Parallelism trade-offs: LLaMA 3 uses PP=16. Calculate the memory savings vs. PP=8 and PP=32. What is the pipeline bubble for each?

Solution

Exercise 1: Parallelism Trade-offs (PP=8 vs PP=16 vs PP=32)

Memory per GPU with Pipeline Parallelism:

For LLaMA 3 405B with 126 layers:

Config	Layers/Stage	Parameters/GPU	Memory Savings vs PP=16
PP=8	126/8 ≈ 16	405B/8 = 50.6B	-50% (uses more)
PP=16	126/16 ≈ 8	405B/16 = 25.3B	baseline
PP=32	126/32 ≈ 4	405B/32 = 12.7B	+50% savings

Pipeline Bubble Calculation:

Using 1F1B schedule with $m$ microbatches and $p$ stages:

\[\text{Bubble fraction} = \frac{p-1}{m+p-1}\]

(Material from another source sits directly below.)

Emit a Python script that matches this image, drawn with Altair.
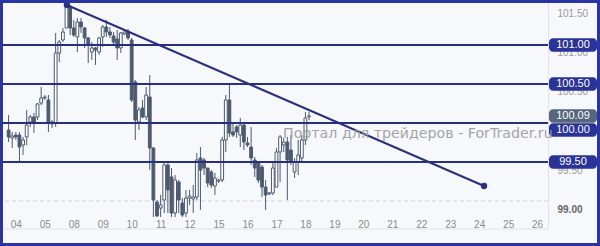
import altair as alt
import pandas as pd

days = ["04", "05", "08", "09", "10", "11", "12", "15", "16", "17",
        "18", "19", "20", "21", "22", "23", "24", "25", "26"]

opens = [99.910, 99.808, 99.846, 99.846, 99.718, 99.821, 100.013, 100.077, 100.077, 100.256,
         100.321, 100.295, 99.987, 100.000, 100.897, 101.064, 101.218, 101.487, 101.218, 101.103,
         101.295, 101.218, 101.090, 100.910, 100.962, 100.910, 101.103, 101.231, 101.167, 101.115,
         101.077, 100.962, 101.141, 101.167, 101.064, 100.526, 100.013, 100.192, 100.077, 100.333,
         99.679, 98.987, 98.910, 99.013, 99.462, 99.308, 98.846, 99.244, 98.974, 98.846,
         99.038, 99.026, 99.051, 99.551, 99.526, 99.423, 99.372, 99.192, 99.256, 99.269,
         99.782, 100.295, 99.885, 99.949, 99.846, 99.974, 99.744, 99.692, 99.526, 99.487,
         99.436, 99.179, 99.090, 99.103, 99.179, 99.628, 99.718, 99.756, 99.654, 99.372,
         99.500, 99.551, 99.782, 100.080]
highs = [100.103, 99.885, 99.885, 99.885, 99.821, 100.167, 100.103, 100.128, 100.256, 100.462,
         100.359, 100.359, 100.038, 101.154, 101.064, 101.218, 101.540, 101.513, 101.321, 101.346,
         101.346, 101.231, 101.103, 101.038, 100.974, 101.103, 101.256, 101.321, 101.231, 101.167,
         101.192, 101.167, 101.167, 101.205, 101.090, 100.551, 100.205, 100.295, 100.462, 100.615,
         99.692, 99.013, 99.077, 99.487, 99.487, 99.423, 99.333, 99.269, 99.038, 99.141,
         99.141, 99.205, 99.615, 99.692, 99.551, 99.423, 99.397, 99.359, 99.282, 99.821,
         100.359, 100.513, 100.000, 99.974, 100.064, 100.000, 99.821, 99.949, 99.564, 99.500,
         99.462, 99.269, 99.115, 99.487, 99.679, 99.846, 99.808, 99.821, 99.846, 99.551,
         99.782, 99.846, 100.141, 100.141]
lows = [99.756, 99.679, 99.782, 99.487, 99.590, 99.718, 99.949, 99.872, 100.038, 100.231,
        100.295, 99.885, 99.936, 99.949, 100.782, 101.038, 101.218, 101.128, 101.103, 100.910,
        101.154, 100.962, 100.769, 100.808, 100.744, 100.872, 100.974, 101.103, 101.090, 101.000,
        100.808, 100.897, 101.128, 101.064, 100.269, 99.782, 99.910, 100.064, 100.038, 99.397,
        98.780, 98.780, 98.780, 98.846, 98.846, 98.780, 98.780, 98.846, 98.780, 98.780,
        98.949, 98.846, 99.013, 98.885, 99.333, 99.179, 99.167, 99.077, 99.231, 99.244,
        99.628, 99.821, 99.821, 99.808, 99.692, 99.654, 99.692, 99.462, 99.308, 99.231,
        99.051, 98.885, 99.077, 99.077, 99.179, 99.244, 99.628, 99.013, 99.462, 99.295,
        99.333, 99.487, 99.718, 100.038]
closes = [99.821, 99.833, 99.821, 99.692, 99.782, 99.974, 100.077, 100.013, 100.244, 100.321,
          100.333, 100.013, 100.013, 100.897, 101.038, 101.167, 101.526, 101.218, 101.128, 101.295,
          101.231, 101.090, 101.000, 100.962, 100.936, 101.090, 101.231, 101.167, 101.128, 101.038,
          100.962, 101.154, 101.167, 101.090, 100.295, 100.038, 100.167, 100.077, 100.359, 99.679,
          99.013, 98.808, 98.949, 99.462, 99.141, 98.846, 99.269, 99.013, 98.821, 99.038,
          99.064, 99.051, 99.526, 99.397, 99.423, 99.231, 99.205, 99.295, 99.269, 99.782,
          100.295, 99.872, 99.846, 99.885, 99.974, 99.756, 99.718, 99.551, 99.423, 99.269,
          99.179, 99.077, 99.103, 99.423, 99.628, 99.821, 99.756, 99.526, 99.500, 99.500,
          99.590, 99.782, 100.064, 100.090]

levels = [101.00, 100.50, 100.00, 99.50]
grid_level = [99.00]
axis_values = [99.00, 99.50, 100.00, 100.50, 101.00, 101.50]
trend_bar = [14.1, 129.35]
trend_price = [101.513, 99.192]
current_price = [100.09]
watermark = "Портал для трейдеров - ForTrader.ru"

BARS_PER_DAY = 8
candles = pd.DataFrame({
    "bar": list(range(-2, len(opens) - 2)),
    "open": opens, "high": highs, "low": lows, "close": closes,
})
levels_df = pd.DataFrame({"level": levels})
trend_df = pd.DataFrame({"bar": trend_bar, "price": trend_price})
cur_df = pd.DataFrame({"level": current_price})
one = pd.DataFrame({"k": [0]})

NAVY = "#262e85"
BOX = "#2a3396"
SLATE = "#4c5a70"
FRAME = "#2b34a3"

xs = alt.Scale(domain=[-2.44, 145.63], nice=False, zero=False)
ys = alt.Scale(domain=[98.795, 101.551], nice=False, zero=False)

label_expr = "[" + ",".join("'%s'" % d for d in days) + "][round(datum.value/%d)]" % BARS_PER_DAY

x_axis = alt.Axis(values=[i * BARS_PER_DAY for i in range(len(days))], labelExpr=label_expr,
                  title=None, ticks=False, domain=False, grid=False, labelPadding=2,
                  labelColor="#8a8a8a", labelFontSize=10, labelFont="Liberation Sans",
                  labelOverlap=False, labelFlush=False)
y_axis = alt.Axis(orient="right", values=axis_values, format=".2f", title=None, ticks=False,
                  domain=False, grid=False, labelPadding=9, labelOffset=8, labelOverlap=False,
                  labelColor=alt.condition("datum.value == 99", alt.value("#666666"), alt.value("#9a9a9a")),
                  labelFontWeight=alt.condition("datum.value == 99", alt.value("bold"), alt.value("normal")),
                  labelFontSize=10, labelFont="Liberation Sans")

wicks = alt.Chart(candles).mark_rule(color=SLATE, strokeWidth=1, clip=True).encode(
    x=alt.X("bar:Q", scale=xs, axis=x_axis),
    y=alt.Y("low:Q", scale=ys, axis=y_axis),
    y2="high:Q",
)
bodies = alt.Chart(candles).mark_bar(size=2.8, stroke=SLATE, strokeWidth=1, clip=True).encode(
    x=alt.X("bar:Q", scale=xs, axis=x_axis),
    y=alt.Y("open:Q", scale=ys, axis=y_axis),
    y2="close:Q",
    fill=alt.condition("datum.close >= datum.open", alt.value("#ffffff"), alt.value(SLATE)),
)

grid99 = alt.Chart(pd.DataFrame({"level": grid_level})).mark_rule(
    color="#d0d3d8", strokeWidth=1, strokeDash=[4, 3]).encode(y=alt.Y("level:Q", scale=ys, axis=y_axis))

level_rules = alt.Chart(levels_df).mark_rule(color=NAVY, strokeWidth=2).encode(
    y=alt.Y("level:Q", scale=ys, axis=y_axis))

trend_line = alt.Chart(trend_df).mark_line(color="#2a2f80", strokeWidth=2).encode(
    x=alt.X("bar:Q", scale=xs, axis=x_axis), y=alt.Y("price:Q", scale=ys, axis=y_axis))
trend_pts = alt.Chart(trend_df).mark_circle(color="#2a2f80", size=40, opacity=1).encode(
    x=alt.X("bar:Q", scale=xs, axis=x_axis), y=alt.Y("price:Q", scale=ys, axis=y_axis))

sep_v = alt.Chart(one).mark_rule(color="#e0e2e7", strokeWidth=1).encode(
    x=alt.value(546.5), y=alt.value(0), y2=alt.value(227))
sep_h = alt.Chart(one).mark_rule(color="#e0e2e7", strokeWidth=1).encode(
    x=alt.value(0), x2=alt.value(546.5), y=alt.value(227))

box_half = 0.087
main_levels = levels_df[levels_df.level != 100.0]
mid_level = levels_df[levels_df.level == 100.0]

def level_box(df, color, offset=0):
    return alt.Chart(df).transform_calculate(
        lo="datum.level - %f" % box_half, hi="datum.level + %f" % box_half
    ).mark_rect(color=color, cornerRadius=4, yOffset=offset, y2Offset=offset).encode(
        x=alt.value(547), x2=alt.value(595),
        y=alt.Y("lo:Q", scale=ys, axis=y_axis), y2="hi:Q")

def level_text(df, offset=0):
    return alt.Chart(df).mark_text(color="white", fontSize=11, font="Liberation Sans",
                                   align="center", baseline="middle", dy=offset).encode(
        x=alt.value(571), y=alt.Y("level:Q", scale=ys, axis=y_axis),
        text=alt.Text("level:Q", format=".2f"))

boxes = level_box(main_levels, BOX) + level_text(main_levels)
cur_box = level_box(cur_df, "#56667d") + level_text(cur_df)
mid_box = level_box(mid_level, BOX, 7) + level_text(mid_level, 7)

wm = alt.Chart(one).mark_text(text=watermark, fontSize=14.2, font="DejaVu Sans", color="#9c9c9c",
                              opacity=0.9, align="left", baseline="alphabetic").encode(
    x=alt.value(281), y=alt.value(136))

frame = alt.Chart(one).mark_rect(fillOpacity=0, stroke=FRAME, strokeWidth=3).encode(
    x=alt.value(-0.5), x2=alt.value(596.5), y=alt.value(-0.5), y2=alt.value(242.5))

chart = alt.layer(
    sep_v, sep_h, grid99, wicks, bodies, level_rules, trend_line, trend_pts,
    boxes, cur_box, mid_box, wm, frame
).properties(
    width=546, height=215,
    autosize=alt.AutoSizeParams(type="none"),
    padding={"left": 2, "top": 2, "right": 52, "bottom": 29},
    background="#f7f8fb",
).configure_view(stroke=None).configure_axisX(labelOverlap=False).configure_axisY(labelOverlap=False)

chart.save("out.html", embed_options={"renderer": "svg", "actions": False})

Assuming $m = 64$ microbatches:

PP	Stages (p)	Bubble Fraction	Efficiency Loss
8	8	$\frac{7}{71} = 9.9\%$	9.9%
16	16	$\frac{15}{79} = 19.0\%$	19.0%
32	32	$\frac{31}{95} = 32.6\%$	32.6%

Trade-off Analysis:

\[\boxed{\text{PP=16 balances memory (25.3B/GPU) with acceptable bubble (19\%)}}\]

PP=32 saves memory but wastes ⅓ of compute in bubbles.

TP scaling limit: At what message size does TP=16 (crossing node boundary) become faster than TP=8 despite the lower bandwidth? (Hint: consider the latency term.)

Solution

Exercise 2: TP Scaling Limit

Communication Model:

AllReduce time: $T = \alpha + \frac{M}{\beta}$

Where: - $\alpha$ = latency (1 μs NVLink, 5 μs IB) - $M$ = message size - $\beta$ = bandwidth (900 GB/s NVLink, 50 GB/s IB)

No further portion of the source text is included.